Exposure to air pollution over a long-term period raises your risk of developing emphysema – a debilitating respiratory disease traditionally linked to smoking. What's more, human-driven climate change could be making things worse.
While many airborne pollutants are on the decline thanks to legislation like the now-threatened Clean Power Plan, ozone levels are continuing to increase. And levels just 3 parts per billion (ppb) higher than a different location over 10 years are enough to increase your risk of emphysema by as much as smoking a pack of cigarettes every day for 29 years, according to a new study.
Researchers writing in The Journal of the American Medical Association (JAMA) tracked air pollutants across six urban areas – Chicago, Winston-Salem, (North Carolina), Baltimore, Los Angeles, St. Paul, Minnesota, and New York – and lung function in more than 7,000 people recruited from the Multi-Ethnic Study of Atherosclerosis (MESA) Air and Lung studies between 2000 and 2018.
Longitudinal increases in percent emphysema measured via more than 15,000 CT scans taken over the 18-year period revealed a strong positive correlation between all forms of air pollution and diagnoses of the disease. Average levels of the pollutant varied across the areas and time period studied but were between 10 and 25 ppb.

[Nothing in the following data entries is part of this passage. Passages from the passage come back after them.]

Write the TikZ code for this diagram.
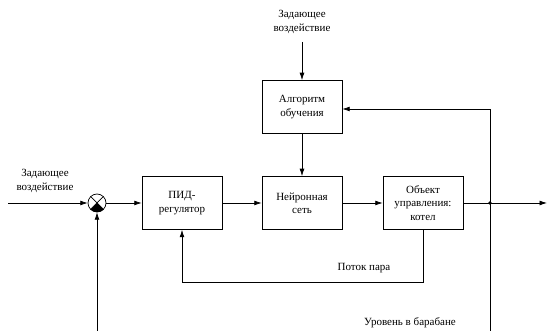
\documentclass[tikz,border=0pt]{standalone}
\usepackage{fontspec}
\setmainfont{Liberation Serif}
\usetikzlibrary{arrows.meta}
\tikzset{>={Latex[length=2.6mm,width=1.7mm]}}
\tikzset{block/.style={draw, line width=0.7pt, minimum width=80pt, minimum height=53pt, align=center, inner sep=1pt}}
\tikzset{lbl/.style={align=center, inner sep=0pt}}

\begin{document}
\begin{tikzpicture}[x=1pt, y=1pt, line width=0.7pt, font=\fontsize{11}{13.3}\selectfont]
    \useasboundingbox (0,0) rectangle (547,331);
    %blocks
    \node[block] (pid) at (182,128) {ПИД-\\регулятор};
    \node[block] (net) at (302,128) {Нейронная\\сеть};
    \node[block] (obj) at (423,128) {Объект\\управления:\\котел};
    \node[block] (alg) at (302,224) {Алгоритм\\обучения};
    %summing junction
    \node[draw, circle, minimum size=18pt, inner sep=0pt] (sum) at (97,128) {};
    \fill (sum.center) -- (sum.-45) arc (-45:-135:9pt) -- cycle;
    \draw (sum.45) -- (sum.-135);
    \draw (sum.135) -- (sum.-45);
    %free ends
    \coordinate (in) at (8,128);
    \coordinate (top) at (302,289);
    \coordinate (out) at (547,128);
    \coordinate (split) at (490,128);
    \coordinate (rb) at (490,0);
    \coordinate (rt) at (490,222);
    \coordinate (lb) at (97,0);
    \fill (split) circle (1.8pt);
    %connectors
    \draw[->] (in) -- (sum);
    \draw[->] (sum) -- (pid);
    \draw[->] (pid) -- (net);
    \draw[->] (net) -- (obj);
    \draw[->] (obj) -- (out);
    \draw[->] (top) -- (alg);
    \draw[->] (alg) -- (net);
    \draw[->] (lb) -- (sum);
    \draw[->] (rb) -- (rt) -- (rt -| alg.east);
    \draw[->] (obj.south) -- ++(0,-53) -| (pid.south);
    %labels
    \node[lbl] (ref1) at (45,150) {Задающее\\воздействие};
    \node[lbl] (ref2) at (302,309) {Задающее\\воздействие};
    \node[lbl] (steam) at (364,63) {Поток пара};
    \node[lbl] (level) at (410,8) {Уровень в барабане};
\end{tikzpicture}
\end{document}
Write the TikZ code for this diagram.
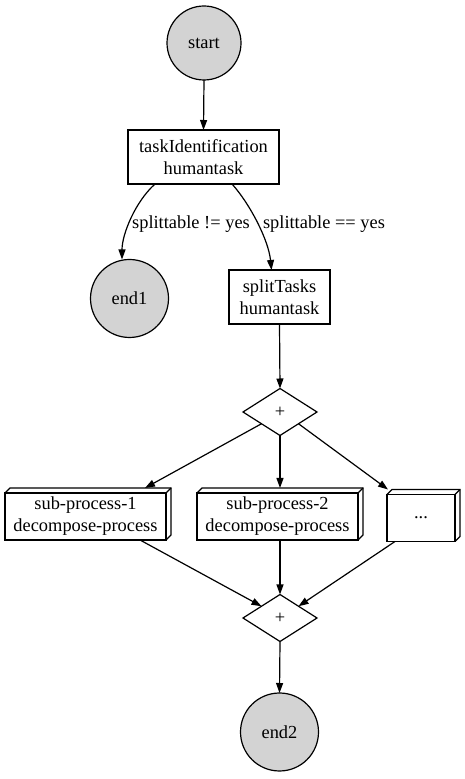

"We were surprised to see how strong air pollution's impact was on the progression of emphysema on lung scans, in the same league as the effects of cigarette smoking, which is by far the best-known cause of emphysema," senior co-author Joel Kaufman, a professor of environmental and occupational health sciences and epidemiology in the School of Public Health at the University of Washington, said in a statement.
This is problematic. Efforts to reduce pollutants have seen most decline but the ozone continues to increase – in some areas by as much as 3 ppb, in part thanks to climate change. This is because ground-level ozone is generated when ultraviolet light interacts with fossil fuel pollutants.
"These findings matter since ground-level ozone levels are rising, and the amount of emphysema on CT scans predicts hospitalization from and deaths due to chronic lung disease," said senior author R. Graham Barr, a professor of medicine and epidemiology at Columbia University.
Emphysema is a chronic disease with no cure, although there are treatments to help manage the condition. Damage of lung tissue prevents the body from processing oxygen effectively, leaving patients with a persistent cough, trouble breathing, and at an increased risk of death.
"As temperatures rise with climate change," Barr continued, "ground-level ozone will continue to increase unless steps are taken to reduce this pollutant. But it's not clear what level of the air pollutants, if any, is safe for human health."